## [The exercise]
Please print exactly the lines below, from the start of the material up to and including the line with "ax2.set_xticks(top_ticks)", but none of the pictures.

## [Source material]
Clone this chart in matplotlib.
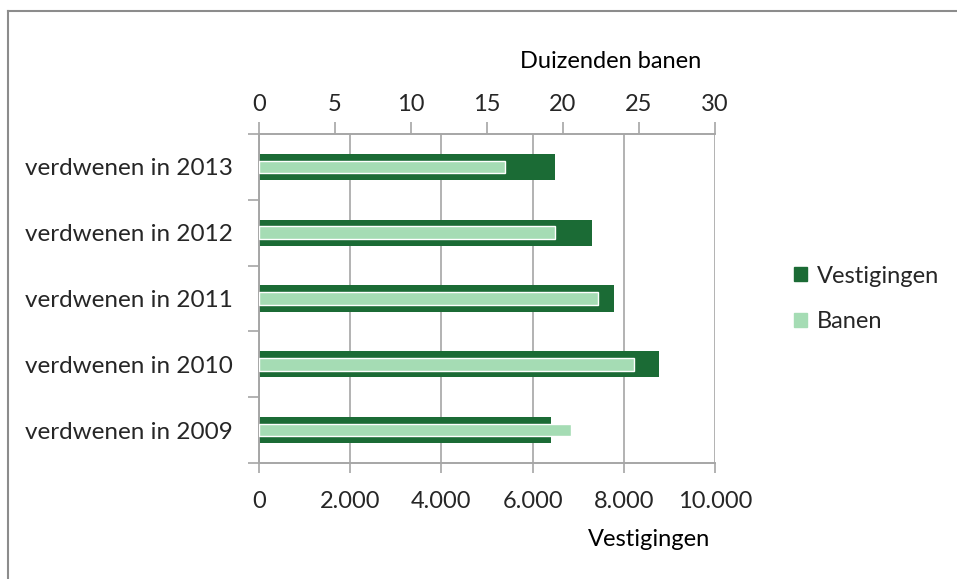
import matplotlib
matplotlib.use("Agg")
import matplotlib.pyplot as plt
from matplotlib.lines import Line2D
from matplotlib.patches import Patch
import numpy as np

# data
categories = ["verdwenen in 2009", "verdwenen in 2010", "verdwenen in 2011",
              "verdwenen in 2012", "verdwenen in 2013"]
vestigingen = [6410, 8770, 7790, 7310, 6490]          # bottom axis
banen = [20.5, 24.7, 22.3, 19.5, 16.2]                # top axis, thousands

bottom_ticks = [0, 2000, 4000, 6000, 8000, 10000]
bottom_labels = ["0", "2.000", "4.000", "6.000", "8.000", "10.000"]
top_ticks = [0, 5, 10, 15, 20, 25, 30]

dark = "#1b6b35"
light = "#a5dcb4"
grid_col = "#a6a6a6"
txt_col = "#262626"

plt.rcParams["font.family"] = ["Lato", "DejaVu Sans"]
plt.rcParams["font.size"] = 17
plt.rcParams["text.color"] = txt_col

fig = plt.figure(figsize=(9.57, 5.79), dpi=100)
ax = fig.add_axes([259 / 957, 1 - 463 / 579, 456 / 957, 329 / 579])
ax2 = ax.twiny()

y = np.arange(len(categories))

ax.barh(y, vestigingen, height=0.4, color=dark, zorder=2)
ax2.barh(y, banen, height=0.19, color=light, edgecolor="white",
         linewidth=1.0, zorder=3)

ax.set_xlim(0, 10000)
ax2.set_xlim(0, 30)
ax.set_ylim(-0.5, len(categories) - 0.5)

ax.set_xticks(bottom_ticks)
ax.set_xticklabels(bottom_labels)
ax2.set_xticks(top_ticks)

ax.set_yticks(y)
ax.set_yticklabels(categories, fontsize=17.5)
ax.set_yticks(np.arange(-0.5, len(categories)), minor=True)
ax.tick_params(axis="y", which="major", length=0, pad=19, colors=txt_col)
ax.tick_params(axis="y", which="minor", length=8, color=grid_col, width=1.2)
ax.tick_params(axis="x", length=7, color=grid_col, width=1.2, pad=13,
               labelcolor=txt_col)
ax2.tick_params(axis="x", length=9, color=grid_col, width=1.2, pad=5,
                labelcolor=txt_col)

ax.grid(axis="x", color=grid_col, linewidth=1.2)
ax.set_axisbelow(True)

for a in (ax, ax2):
    a.spines["right"].set_visible(False)
    for side in ("top", "bottom", "left"):
        a.spines[side].set_color(grid_col)
        a.spines[side].set_linewidth(1.2)

ax.set_xlabel("Vestigingen")
ax.xaxis.set_label_coords(0.855, -0.2)
ax2.set_xlabel("Duizenden banen")
ax2.xaxis.set_label_coords(0.771, 1.2)

handles = [Patch(facecolor=dark, edgecolor=dark),
           Patch(facecolor=light, edgecolor=light)]
fig.legend(handles, ["Vestigingen", "Banen"], loc="center left",
           bbox_to_anchor=(773 / 957, 1 - 299 / 579), frameon=False,
           handlelength=0.55, handleheight=0.55, handletextpad=0.4,
           labelspacing=1.05, fontsize=17)

# chart frame (only top and left edges are inside the picture)
fig.add_artist(Line2D([8 / 957, 1], [1 - 11 / 579, 1 - 11 / 579],
                      color="#8c8c8c", linewidth=1.5))
fig.add_artist(Line2D([8 / 957, 8 / 957], [0, 1 - 11 / 579],
                      color="#8c8c8c", linewidth=1.5))

fig.savefig("out.png", dpi=100)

## [Worked answer]
Clone this chart in matplotlib.
import matplotlib
matplotlib.use("Agg")
import matplotlib.pyplot as plt
from matplotlib.lines import Line2D
from matplotlib.patches import Patch
import numpy as np

# data
categories = ["verdwenen in 2009", "verdwenen in 2010", "verdwenen in 2011",
              "verdwenen in 2012", "verdwenen in 2013"]
vestigingen = [6410, 8770, 7790, 7310, 6490]          # bottom axis
banen = [20.5, 24.7, 22.3, 19.5, 16.2]                # top axis, thousands

bottom_ticks = [0, 2000, 4000, 6000, 8000, 10000]
bottom_labels = ["0", "2.000", "4.000", "6.000", "8.000", "10.000"]
top_ticks = [0, 5, 10, 15, 20, 25, 30]

dark = "#1b6b35"
light = "#a5dcb4"
grid_col = "#a6a6a6"
txt_col = "#262626"

plt.rcParams["font.family"] = ["Lato", "DejaVu Sans"]
plt.rcParams["font.size"] = 17
plt.rcParams["text.color"] = txt_col

fig = plt.figure(figsize=(9.57, 5.79), dpi=100)
ax = fig.add_axes([259 / 957, 1 - 463 / 579, 456 / 957, 329 / 579])
ax2 = ax.twiny()

y = np.arange(len(categories))

ax.barh(y, vestigingen, height=0.4, color=dark, zorder=2)
ax2.barh(y, banen, height=0.19, color=light, edgecolor="white",
         linewidth=1.0, zorder=3)

ax.set_xlim(0, 10000)
ax2.set_xlim(0, 30)
ax.set_ylim(-0.5, len(categories) - 0.5)

ax.set_xticks(bottom_ticks)
ax.set_xticklabels(bottom_labels)
ax2.set_xticks(top_ticks)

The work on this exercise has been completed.